Launch of the Ambassador’s Fund for Cultural Preservation’s Grant for the restoration and rehabilitation of the Roman Nymphaeum

August 12, 2014

Amman – The U.S. Embassy in Amman is pleased to announce the award of a nearly $200,000 grant to the Hamdi Mango Center for Scientific Research at the University of Jordan for the restoration and rehabilitation of the Roman Nymphaeum in downtown Amman.  This grant is from the Ambassador’s Fund for Cultural Preservation (AFCP) established by the U.S. Congress in 2001 to support the preservation of cultural sites, cultural objects, and forms of traditional cultural expression around the world.

This new AFCP grant is yet another investment in preserving Jordan’s past, and also an investment in securing Jordan’s future.  As sites like this one are restored, they drive the creation of new jobs and attract more visitors to Jordan.  Jordan has enormous promise as a premier tourist destination, not least because of the rich history on display here.  The United States is proud to stand as a partner in this endeavor.

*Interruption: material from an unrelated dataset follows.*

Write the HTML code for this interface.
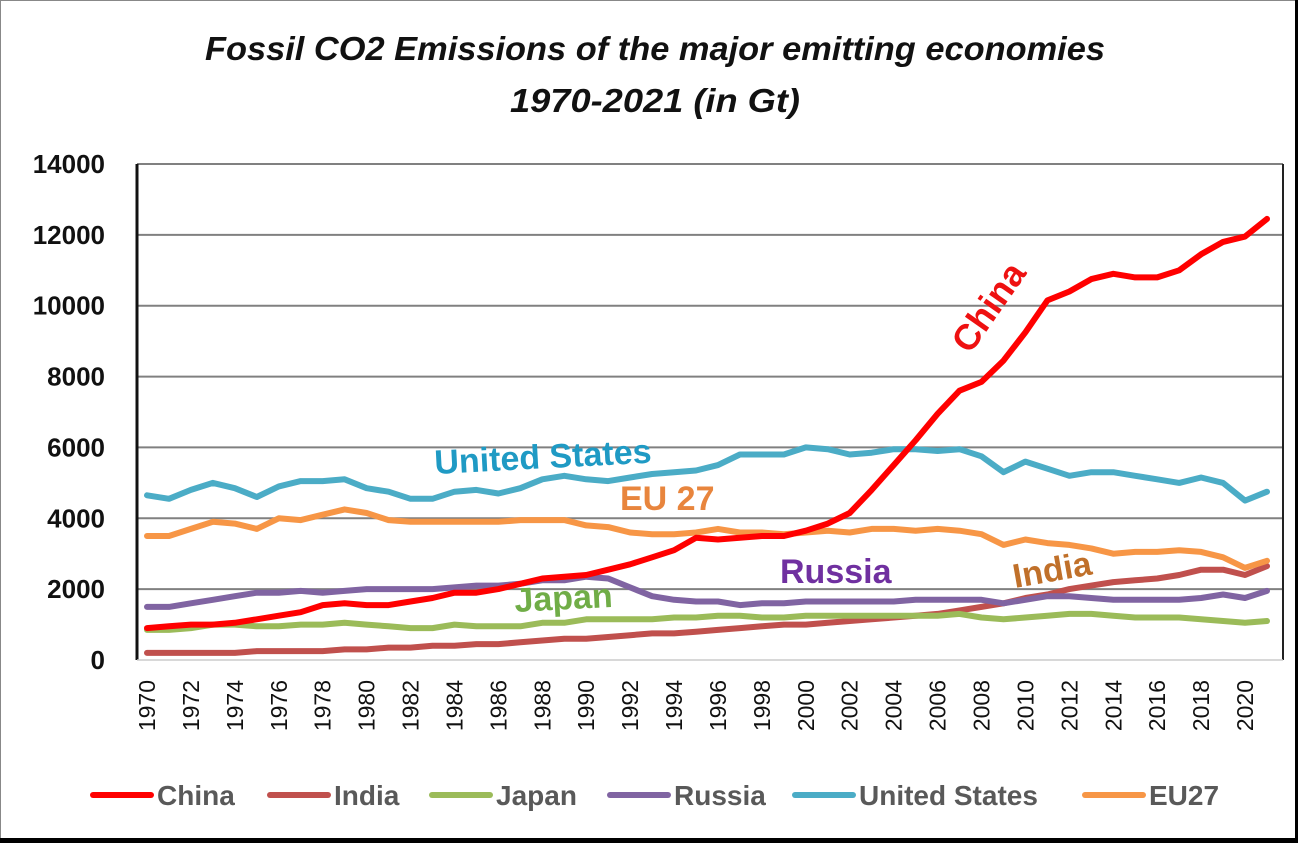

Since 2001, Jordan has received nearly $1.3 million in grants to fund 12 unique cultural heritage preservation projects in places like Petra, al-Beidha, Umm al-Jimal, Abila, and the Jordan Valley.  By taking a leading role in efforts to preserve cultural heritage, the United States shows its respect for other cultures.  Since its inception, the Fund has supported more than 500 cultural preservation projects in more than 100 countries.

According to the Hamdi Mango Center, the Roman Nymphaeum in Amman was one of the principal buildings in the ancient city Philadelphia, now modern Amman.  The monument was built over a cave that provided running water to the city and is located at the intersection of two major historic avenues.

For more information visit the Ambassador’s Fund for Cultural Preservation's page.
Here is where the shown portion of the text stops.